AIM:
Find the lines containing the word "this" and copy every one of them.

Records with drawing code
:::::
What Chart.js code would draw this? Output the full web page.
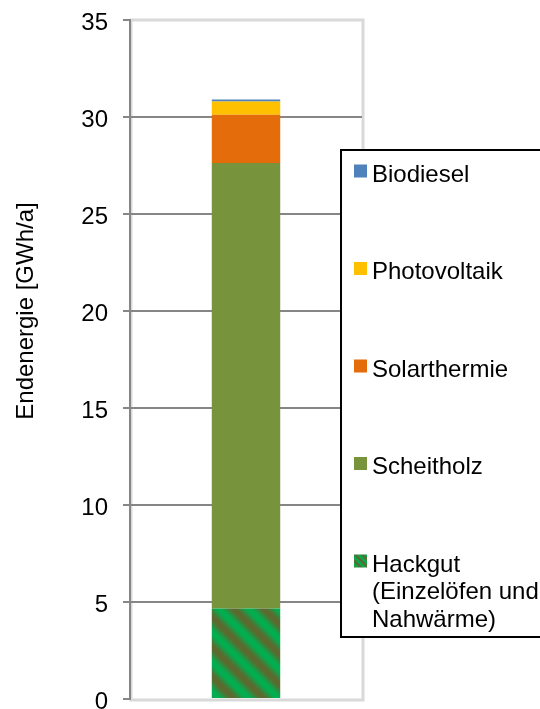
<!DOCTYPE html>
<html lang="de">
<head>
    <meta charset="UTF-8">
    <title>Endenergie</title>
    <script src="https://cdn.jsdelivr.net/npm/chart.js"></script>
    <style>
        body {
            margin: 0;
            background-color: #ffffff;
        }
        canvas {
            display: block;
        }
    </style>
</head>
<body>
    <canvas id="energyChart" width="540" height="709"></canvas>

    <script>
        // chart data
        const categories = [''];
        const hackgut = [4.67];
        const scheitholz = [22.96];
        const solarthermie = [2.48];
        const photovoltaik = [0.69];
        const biodiesel = [0.1];
        const seriesLabels = [
            ['Hackgut', '(Einzelöfen und', 'Nahwärme)'],
            ['Scheitholz'],
            ['Solarthermie'],
            ['Photovoltaik'],
            ['Biodiesel']
        ];
        const yTicks = [0, 5, 10, 15, 20, 25, 30, 35];
        const yTitle = 'Endenergie [GWh/a]';

        const FONT = '"Liberation Sans", Arial, sans-serif';

        // diagonal striped fill for Hackgut
        function makeStripes(period) {
            const tile = document.createElement('canvas');
            tile.width = period;
            tile.height = period;
            const tctx = tile.getContext('2d');
            const img = tctx.createImageData(period, period);
            const a = [0, 176, 80];     // bright green
            const b = [94, 104, 46];    // olive brown
            for (let y = 0; y < period; y++) {
                for (let x = 0; x < period; x++) {
                    const ph = (((x - y) % period) + period) % period / period;
                    const t = (1 + Math.cos(ph * 2 * Math.PI)) / 2;
                    const i = (y * period + x) * 4;
                    img.data[i] = a[0] * t + b[0] * (1 - t);
                    img.data[i + 1] = a[1] * t + b[1] * (1 - t);
                    img.data[i + 2] = a[2] * t + b[2] * (1 - t);
                    img.data[i + 3] = 255;
                }
            }
            tctx.putImageData(img, 0, 0);
            return document.createElement('canvas').getContext('2d').createPattern(tile, 'repeat');
        }

        const hackgutFill = makeStripes(30);
        const hackgutMarker = makeStripes(7);

        // light grey frame round the plot area
        const plotFrame = {
            id: 'plotFrame',
            beforeDraw(chart) {
                const { ctx, chartArea } = chart;
                ctx.save();
                ctx.strokeStyle = '#d9d9d9';
                ctx.lineWidth = 3;
                ctx.strokeRect(chartArea.left + 1, chartArea.top, chartArea.right - chartArea.left, chartArea.bottom - chartArea.top + 1);
                ctx.restore();
            }
        };

        // axis title and boxed legend
        const extras = {
            id: 'extras',
            afterDraw(chart) {
                const ctx = chart.ctx;
                ctx.save();
                ctx.fillStyle = '#000';
                ctx.font = '24px ' + FONT;
                ctx.textAlign = 'center';
                ctx.textBaseline = 'middle';
                ctx.translate(26, 311);
                ctx.rotate(-Math.PI / 2);
                ctx.fillText(yTitle, 0, 0);
                ctx.restore();

                ctx.save();
                ctx.fillStyle = '#ffffff';
                ctx.fillRect(340, 150, 210, 487);
                ctx.strokeStyle = '#000';
                ctx.lineWidth = 2;
                ctx.strokeRect(341, 150, 210, 487);

                const sets = chart.data.datasets.slice().reverse();
                ctx.font = '24px ' + FONT;
                ctx.textAlign = 'left';
                ctx.textBaseline = 'alphabetic';
                sets.forEach((ds, i) => {
                    const base = 181.5 + i * 97.5;
                    ctx.fillStyle = ds.label === 'Hackgut' ? hackgutMarker : ds.backgroundColor;
                    ctx.fillRect(354, base - 17, 13, 13);
                    ctx.fillStyle = '#000';
                    ds.legendLines.forEach((line, j) => {
                        ctx.fillText(line, 372, base + j * 27.5);
                    });
                });
                ctx.restore();
            }
        };

        const colors = ['#4F81BD', '#FFC000', '#E46C0A', '#77933C'];

        new Chart(document.getElementById('energyChart').getContext('2d'), {
            type: 'bar',
            data: {
                labels: categories,
                datasets: [
                    { label: 'Hackgut', legendLines: seriesLabels[0], data: hackgut, backgroundColor: hackgutFill },
                    { label: 'Scheitholz', legendLines: seriesLabels[1], data: scheitholz, backgroundColor: colors[3] },
                    { label: 'Solarthermie', legendLines: seriesLabels[2], data: solarthermie, backgroundColor: colors[2] },
                    { label: 'Photovoltaik', legendLines: seriesLabels[3], data: photovoltaik, backgroundColor: colors[1] },
                    { label: 'Biodiesel', legendLines: seriesLabels[4], data: biodiesel, backgroundColor: colors[0] }
                ]
            },
            options: {
                responsive: false,
                animation: false,
                barPercentage: 0.295,
                categoryPercentage: 1,
                layout: {
                    padding: { top: 20, right: 178, bottom: 10, left: 0 }
                },
                plugins: {
                    legend: { display: false },
                    tooltip: { enabled: false }
                },
                scales: {
                    x: {
                        stacked: true,
                        display: false
                    },
                    y: {
                        stacked: true,
                        min: yTicks[0],
                        max: yTicks[yTicks.length - 1],
                        afterBuildTicks(scale) {
                            scale.ticks = yTicks.map(v => ({ value: v }));
                        },
                        afterFit(scale) {
                            scale.width = 130;
                            scale.paddingTop = 0;
                            scale.paddingBottom = 0;
                        },
                        ticks: {
                            color: '#000',
                            font: { family: FONT, size: 24 },
                            padding: 15,
                            labelOffset: 3
                        },
                        grid: {
                            color: c => (c.tick && c.tick.value > 0 && c.tick.value < 35) ? '#868686' : 'rgba(0,0,0,0)',
                            tickColor: '#868686',
                            lineWidth: 2,
                            tickLength: 7
                        },
                        border: { color: '#868686', width: 2 }
                    }
                }
            },
            plugins: [plotFrame, extras]
        });
    </script>
</body>
</html>
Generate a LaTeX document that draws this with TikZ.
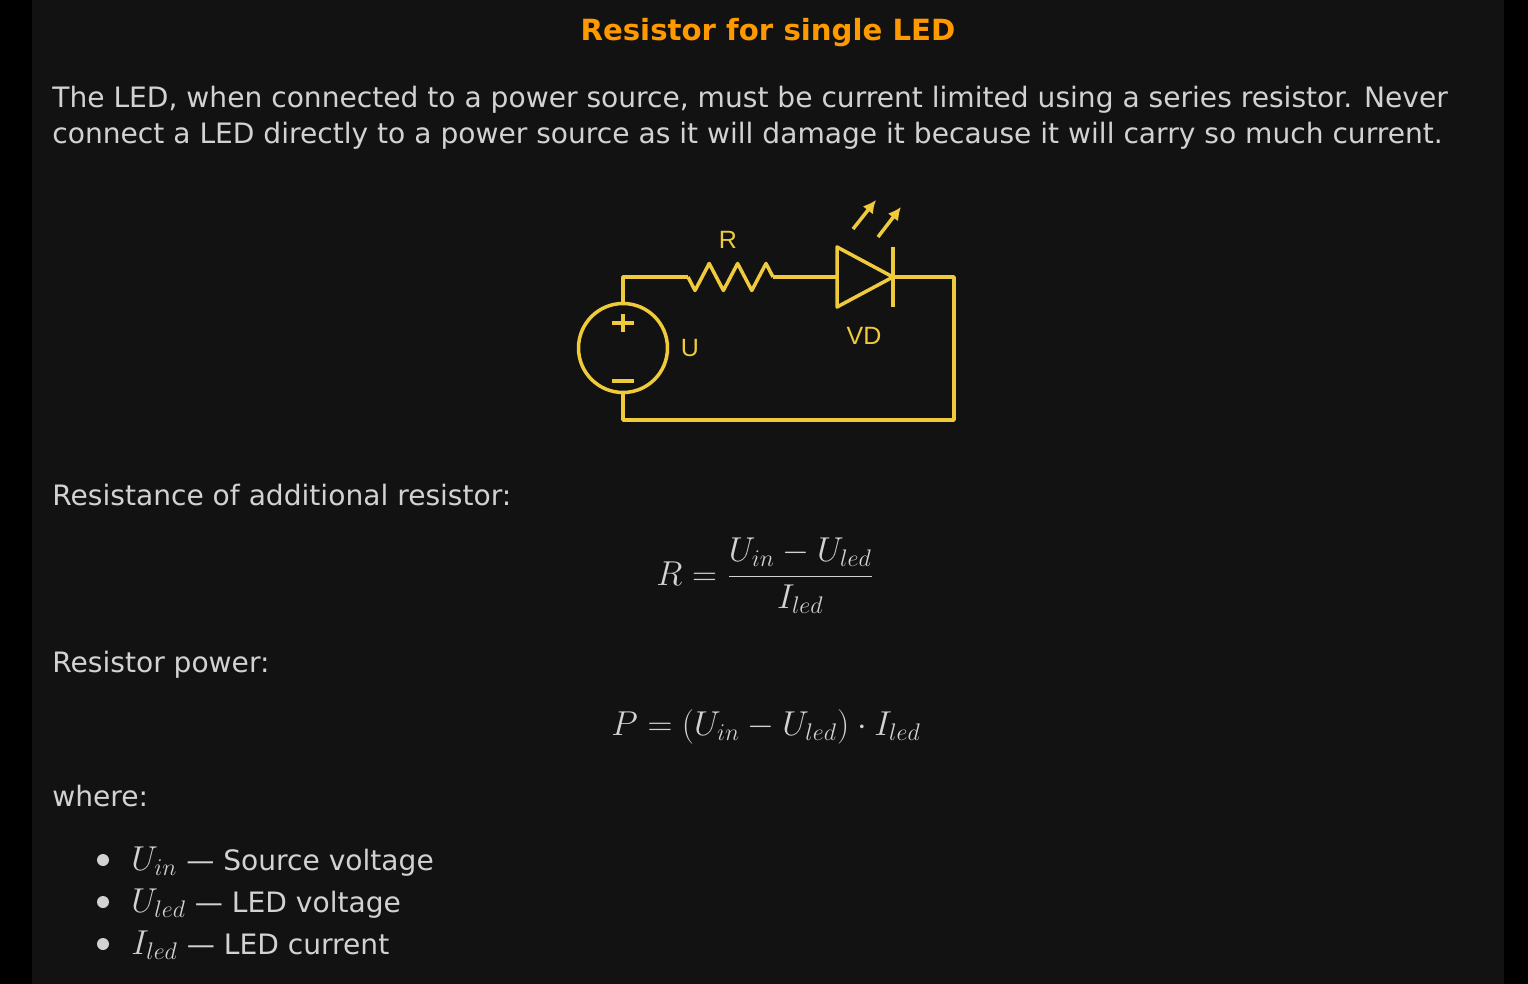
\documentclass[tikz,border=0pt]{standalone}
\usepackage[no-math]{fontspec}
\usepackage{amsmath}
\usepackage{tikz}
\usepackage{tkz-euclide}
\usepackage{xcolor}
\usetikzlibrary{arrows.meta}
\setmainfont{DejaVu Sans}
\newfontfamily\labelfont{Liberation Sans}
\definecolor{panel}{HTML}{121212}
\definecolor{textgray}{HTML}{D2D2D2}
\definecolor{titleorange}{HTML}{FF9900}
\definecolor{wirey}{HTML}{EFCB3C}
\newcommand{\itemmath}[1]{{\fontsize{16.5}{19}\selectfont$#1$}}
\tikzset{
	txt/.style={anchor=base west,inner sep=0pt,text=textgray,font=\fontsize{14.05}{17}\selectfont},
	frm/.style={anchor=base west,inner sep=0pt,text=textgray,font=\fontsize{16.6}{19}\selectfont},
	wire/.style={draw=wirey,line width=1.75pt,line join=round},
	src/.style={circle,draw=wirey,line width=1.75pt,minimum size=44.5pt,inner sep=0pt},
	lbl/.style={text=wirey,inner sep=0pt,font=\labelfont\fontsize{12.5}{14}\selectfont},
	dot/.style={circle,fill=textgray,inner sep=0pt,minimum size=6pt},
}

\begin{document}
\begin{tikzpicture}[x=0.5pt,y=-0.5pt]
	\fill[black] (0,0) rectangle (1528,984);
	\fill[panel] (32,0) rectangle (1504,984);
	\useasboundingbox (0,0) rectangle (1528,984);
	\node[txt,anchor=base,text=titleorange,font=\bfseries\fontsize{14.6}{17}\selectfont] (title) at (768,41) {Resistor for single LED};
	\node[txt] (intro1) at (52,108) {The LED, when connected to a power source, must be current limited using a series resistor. Never};
	\node[txt] (intro2) at (52,144) {connect a LED directly to a power source as it will damage it because it will carry so much current.};
	\tkzDefPoints{623/277/tl,954/277/tr,954/420/br,623/420/bl,688/277/ra,773/277/rb,837/277/da,893/277/dk,853/229/ea,876/200/eb,878/237/fa,901/207/fb}
	\node[src] (src) at (623,348) {};
	\draw[wire] (src.north) -- (tl) -- (ra);
	\draw[wire] (ra) -- ++(7,13.5) -- ++(14.2,-27) -- ++(14.2,27) -- ++(14.2,-27) -- ++(14.2,27) -- ++(14.2,-27) -- (rb);
	\draw[wire] (rb) -- (da);
	\draw[wire] (da) ++(0,-30) -- ++(0,60) -- (dk) -- cycle;
	\draw[wire] (dk) ++(0,-30) -- ++(0,60);
	\draw[wire] (dk) -- (tr) -- (br) -- (bl) -- (src.south);
	\draw[wire] (src) ++(-11,-25) -- ++(22,0) (src) ++(0,-34) -- ++(0,18);
	\draw[wire] (src) ++(-11,33) -- ++(22,0);
	\draw[wire,-{Latex[length=6.5pt,width=6.5pt]}] (ea) -- (eb);
	\draw[wire,-{Latex[length=6.5pt,width=6.5pt]}] (fa) -- (fb);
	\node[lbl] (rlbl) at (728,240) {R};
	\node[lbl] (ulbl) at (690,348) {U};
	\node[lbl] (vdlbl) at (864,336) {VD};
	\node[txt] (rtext) at (52,506) {Resistance of additional resistor:};
	\node[frm] (rform) at (656,585) {$\displaystyle R=\frac{U_{in}-U_{led}}{I_{led}}$};
	\node[txt] (ptext) at (52,672) {Resistor power:};
	\node[frm] (pform) at (611,735) {$P=(U_{in}-U_{led})\cdot I_{led}$};
	\node[txt] (where) at (52,806) {where:};
	\node[dot] (b1) at (103,860) {};
	\node[dot] (b2) at (103,902) {};
	\node[dot] (b3) at (103,944) {};
	\node[txt] (item1) at (131,870) {\itemmath{U_{in}} — Source voltage};
	\node[txt] (item2) at (131,912) {\itemmath{U_{led}} — LED voltage};
	\node[txt] (item3) at (131,954) {\itemmath{I_{led}} — LED current};
\end{tikzpicture}
\end{document}
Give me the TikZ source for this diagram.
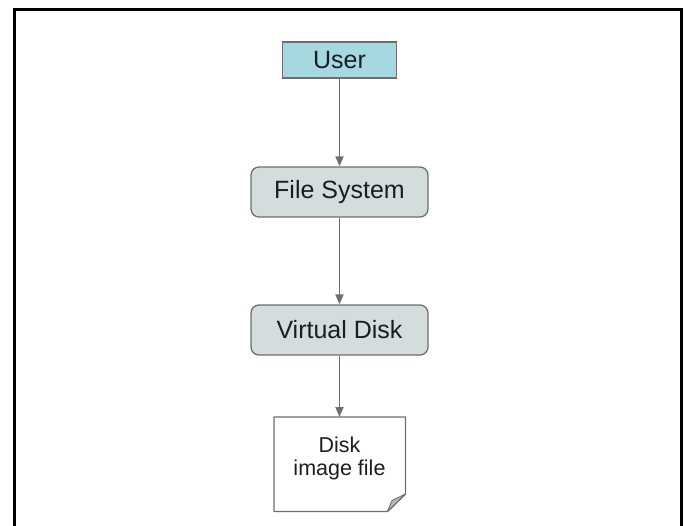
\documentclass[tikz,border=0pt]{standalone}
\usepackage{fontspec}
\setmainfont{Liberation Sans}
\usetikzlibrary{arrows.meta}
\definecolor{userfill}{HTML}{A6D8E2}
\definecolor{procfill}{HTML}{D4DCDC}
\definecolor{edgegray}{HTML}{6E6E6E}
\definecolor{foldgray}{HTML}{B8B8B8}
\definecolor{textcol}{HTML}{1C1C24}
\tikzset{
  boxline/.style={draw=edgegray, line width=1.3pt},
  userbox/.style={boxline, fill=userfill, text=textcol, minimum width=114pt, minimum height=36pt, inner sep=0pt, font=\fontsize{25}{28}\selectfont},
  procbox/.style={boxline, fill=procfill, text=textcol, rounded corners=8pt, minimum width=177pt, minimum height=50pt, inner sep=0pt, font=\fontsize{25}{28}\selectfont},
  flow/.style={draw=edgegray, line width=1.8pt, -{Triangle[length=10pt,width=8pt,fill=edgegray]}},
}
\begin{document}
\begin{tikzpicture}[x=1pt,y=-1pt]
\useasboundingbox (0,0) rectangle (685,525);
\begin{scope}
\clip (0,0) rectangle (685,525);
\draw[line width=3pt, black] (14,540) -- (14,9) -- (681,9) -- (681,540);
\end{scope}
\node[userbox] (user) at (339.5,60) {User};
\node[procbox] (fs) at (339.5,192) {File System};
\node[procbox] (vd) at (339.5,330) {Virtual Disk};
% note shape
\draw[boxline, fill=white, line join=round] (274,417) -- (405.5,417) -- (405.5,494) -- (387.5,511.5) -- (274,511.5) -- cycle;
\draw[boxline, fill=foldgray, line width=0.9pt, line join=round] (405.5,494) -- (392,500.5) -- (387.5,511.5) -- cycle;
\coordinate (notetop) at (339.5,417);
\node[align=center, text=textcol, font=\fontsize{21.5}{23}\selectfont, inner sep=0pt] (note) at (339.5,458) {Disk\\image file};
\draw[flow] (user.south) -- (fs.north);
\draw[flow] (fs.south) -- (vd.north);
\draw[flow] (vd.south) -- (notetop);
\end{tikzpicture}
\end{document}
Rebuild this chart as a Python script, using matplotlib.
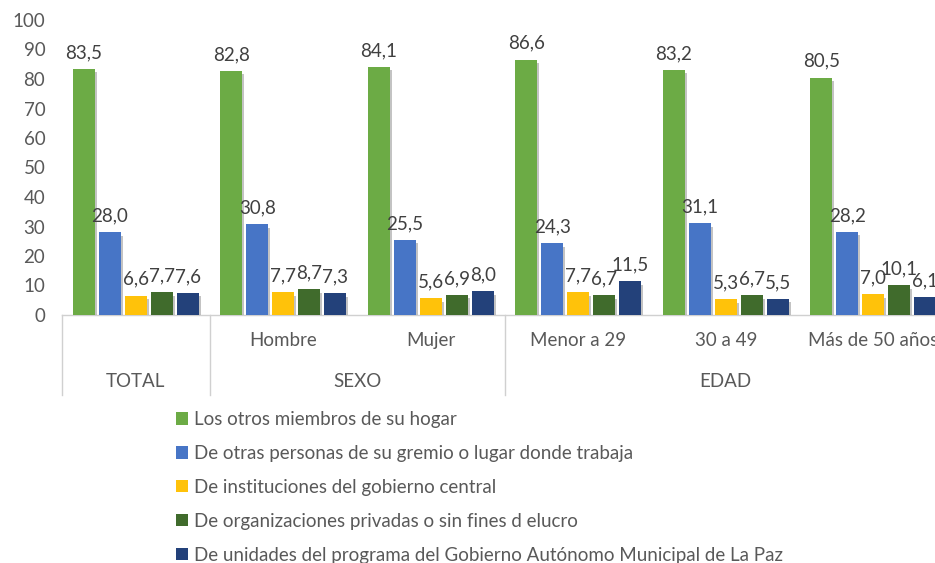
:::::
WRITTEN REPLY:
What Chart.js code would draw this? Output the full web page.
Generate a LaTeX document that draws this with TikZ.
Give me the TikZ source for this diagram.
Rebuild this chart as a Python script, using matplotlib.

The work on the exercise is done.